**Direction**
Reproduce each line exactly.

**Supplied material**

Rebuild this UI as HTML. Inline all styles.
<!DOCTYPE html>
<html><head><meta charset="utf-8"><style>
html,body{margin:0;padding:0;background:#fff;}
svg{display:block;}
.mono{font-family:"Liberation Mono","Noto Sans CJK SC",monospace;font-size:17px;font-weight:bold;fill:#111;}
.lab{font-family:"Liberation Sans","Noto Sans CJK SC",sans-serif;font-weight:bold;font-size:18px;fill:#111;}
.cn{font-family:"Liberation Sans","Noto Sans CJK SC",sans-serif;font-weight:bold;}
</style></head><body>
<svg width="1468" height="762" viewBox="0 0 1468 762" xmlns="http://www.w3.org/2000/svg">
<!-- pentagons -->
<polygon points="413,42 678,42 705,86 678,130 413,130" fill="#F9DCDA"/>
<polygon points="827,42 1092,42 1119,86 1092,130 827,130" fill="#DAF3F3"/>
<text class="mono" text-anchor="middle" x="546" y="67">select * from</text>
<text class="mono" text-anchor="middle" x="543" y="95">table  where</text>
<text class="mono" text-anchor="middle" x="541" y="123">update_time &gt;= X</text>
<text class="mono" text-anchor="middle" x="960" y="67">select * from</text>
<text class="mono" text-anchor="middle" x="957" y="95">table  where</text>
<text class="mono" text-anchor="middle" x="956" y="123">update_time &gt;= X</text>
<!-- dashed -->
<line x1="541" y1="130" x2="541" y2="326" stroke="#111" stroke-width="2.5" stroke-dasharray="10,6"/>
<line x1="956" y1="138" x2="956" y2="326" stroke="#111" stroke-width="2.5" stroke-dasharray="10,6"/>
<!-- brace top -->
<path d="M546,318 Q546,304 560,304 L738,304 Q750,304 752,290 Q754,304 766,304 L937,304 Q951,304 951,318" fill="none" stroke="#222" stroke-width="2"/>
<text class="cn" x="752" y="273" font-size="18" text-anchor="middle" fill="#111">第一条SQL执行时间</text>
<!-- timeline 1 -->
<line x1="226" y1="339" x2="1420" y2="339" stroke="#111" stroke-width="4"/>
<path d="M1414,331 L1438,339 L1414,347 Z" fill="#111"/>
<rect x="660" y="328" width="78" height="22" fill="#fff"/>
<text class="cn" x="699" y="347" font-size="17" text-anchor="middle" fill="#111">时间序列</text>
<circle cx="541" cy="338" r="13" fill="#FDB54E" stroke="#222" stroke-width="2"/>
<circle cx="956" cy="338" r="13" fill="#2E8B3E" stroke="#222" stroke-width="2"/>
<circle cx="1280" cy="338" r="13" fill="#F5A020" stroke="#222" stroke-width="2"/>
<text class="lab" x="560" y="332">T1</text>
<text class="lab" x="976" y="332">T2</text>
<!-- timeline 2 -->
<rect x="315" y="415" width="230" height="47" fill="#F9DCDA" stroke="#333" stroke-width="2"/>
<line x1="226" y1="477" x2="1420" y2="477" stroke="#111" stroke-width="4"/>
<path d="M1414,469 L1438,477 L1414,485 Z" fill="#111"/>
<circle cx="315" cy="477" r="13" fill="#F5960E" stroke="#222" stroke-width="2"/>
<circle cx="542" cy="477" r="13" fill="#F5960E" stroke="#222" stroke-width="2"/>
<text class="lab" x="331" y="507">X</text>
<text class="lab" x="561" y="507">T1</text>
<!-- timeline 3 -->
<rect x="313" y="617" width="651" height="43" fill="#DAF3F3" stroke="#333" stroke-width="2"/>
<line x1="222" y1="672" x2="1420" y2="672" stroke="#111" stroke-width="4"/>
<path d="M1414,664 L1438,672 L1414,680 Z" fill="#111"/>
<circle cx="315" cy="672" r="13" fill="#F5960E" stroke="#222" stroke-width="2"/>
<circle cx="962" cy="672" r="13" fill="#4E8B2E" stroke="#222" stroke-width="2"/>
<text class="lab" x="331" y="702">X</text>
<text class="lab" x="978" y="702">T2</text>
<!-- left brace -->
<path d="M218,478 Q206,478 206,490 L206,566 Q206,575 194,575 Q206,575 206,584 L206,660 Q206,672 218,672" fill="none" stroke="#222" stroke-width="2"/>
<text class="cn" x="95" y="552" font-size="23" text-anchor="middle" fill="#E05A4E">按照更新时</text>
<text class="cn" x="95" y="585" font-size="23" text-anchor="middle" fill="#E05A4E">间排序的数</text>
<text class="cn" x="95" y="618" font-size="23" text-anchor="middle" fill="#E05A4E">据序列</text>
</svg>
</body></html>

**Result for this task**
Rebuild this UI as HTML. Inline all styles.
<!DOCTYPE html>
<html><head><meta charset="utf-8"><style>
html,body{margin:0;padding:0;background:#fff;}
svg{display:block;}
.mono{font-family:"Liberation Mono","Noto Sans CJK SC",monospace;font-size:17px;font-weight:bold;fill:#111;}
.lab{font-family:"Liberation Sans","Noto Sans CJK SC",sans-serif;font-weight:bold;font-size:18px;fill:#111;}
.cn{font-family:"Liberation Sans","Noto Sans CJK SC",sans-serif;font-weight:bold;}
</style></head><body>
<svg width="1468" height="762" viewBox="0 0 1468 762" xmlns="http://www.w3.org/2000/svg">
<!-- pentagons -->
<polygon points="413,42 678,42 705,86 678,130 413,130" fill="#F9DCDA"/>
<polygon points="827,42 1092,42 1119,86 1092,130 827,130" fill="#DAF3F3"/>
<text class="mono" text-anchor="middle" x="546" y="67">select * from</text>
<text class="mono" text-anchor="middle" x="543" y="95">table  where</text>
<text class="mono" text-anchor="middle" x="541" y="123">update_time &gt;= X</text>
<text class="mono" text-anchor="middle" x="960" y="67">select * from</text>
<text class="mono" text-anchor="middle" x="957" y="95">table  where</text>
<text class="mono" text-anchor="middle" x="956" y="123">update_time &gt;= X</text>
<!-- dashed -->
<line x1="541" y1="130" x2="541" y2="326" stroke="#111" stroke-width="2.5" stroke-dasharray="10,6"/>
<line x1="956" y1="138" x2="956" y2="326" stroke="#111" stroke-width="2.5" stroke-dasharray="10,6"/>
<!-- brace top -->
<path d="M546,318 Q546,304 560,304 L738,304 Q750,304 752,290 Q754,304 766,304 L937,304 Q951,304 951,318" fill="none" stroke="#222" stroke-width="2"/>
<text class="cn" x="752" y="273" font-size="18" text-anchor="middle" fill="#111">第一条SQL执行时间</text>
<!-- timeline 1 -->
<line x1="226" y1="339" x2="1420" y2="339" stroke="#111" stroke-width="4"/>
<path d="M1414,331 L1438,339 L1414,347 Z" fill="#111"/>
<rect x="660" y="328" width="78" height="22" fill="#fff"/>
<text class="cn" x="699" y="347" font-size="17" text-anchor="middle" fill="#111">时间序列</text>
<circle cx="541" cy="338" r="13" fill="#FDB54E" stroke="#222" stroke-width="2"/>
<circle cx="956" cy="338" r="13" fill="#2E8B3E" stroke="#222" stroke-width="2"/>
<circle cx="1280" cy="338" r="13" fill="#F5A020" stroke="#222" stroke-width="2"/>
<text class="lab" x="560" y="332">T1</text>
<text class="lab" x="976" y="332">T2</text>
<!-- timeline 2 -->
<rect x="315" y="415" width="230" height="47" fill="#F9DCDA" stroke="#333" stroke-width="2"/>
<line x1="226" y1="477" x2="1420" y2="477" stroke="#111" stroke-width="4"/>
<path d="M1414,469 L1438,477 L1414,485 Z" fill="#111"/>
<circle cx="315" cy="477" r="13" fill="#F5960E" stroke="#222" stroke-width="2"/>
<circle cx="542" cy="477" r="13" fill="#F5960E" stroke="#222" stroke-width="2"/>
<text class="lab" x="331" y="507">X</text>
<text class="lab" x="561" y="507">T1</text>
<!-- timeline 3 -->
<rect x="313" y="617" width="651" height="43" fill="#DAF3F3" stroke="#333" stroke-width="2"/>
<line x1="222" y1="672" x2="1420" y2="672" stroke="#111" stroke-width="4"/>
<path d="M1414,664 L1438,672 L1414,680 Z" fill="#111"/>
<circle cx="315" cy="672" r="13" fill="#F5960E" stroke="#222" stroke-width="2"/>
<circle cx="962" cy="672" r="13" fill="#4E8B2E" stroke="#222" stroke-width="2"/>
<text class="lab" x="331" y="702">X</text>
<text class="lab" x="978" y="702">T2</text>
<!-- left brace -->
<path d="M218,478 Q206,478 206,490 L206,566 Q206,575 194,575 Q206,575 206,584 L206,660 Q206,672 218,672" fill="none" stroke="#222" stroke-width="2"/>
<text class="cn" x="95" y="552" font-size="23" text-anchor="middle" fill="#E05A4E">按照更新时</text>
<text class="cn" x="95" y="585" font-size="23" text-anchor="middle" fill="#E05A4E">间排序的数</text>
<text class="cn" x="95" y="618" font-size="23" text-anchor="middle" fill="#E05A4E">据序列</text>
</svg>
</body></html>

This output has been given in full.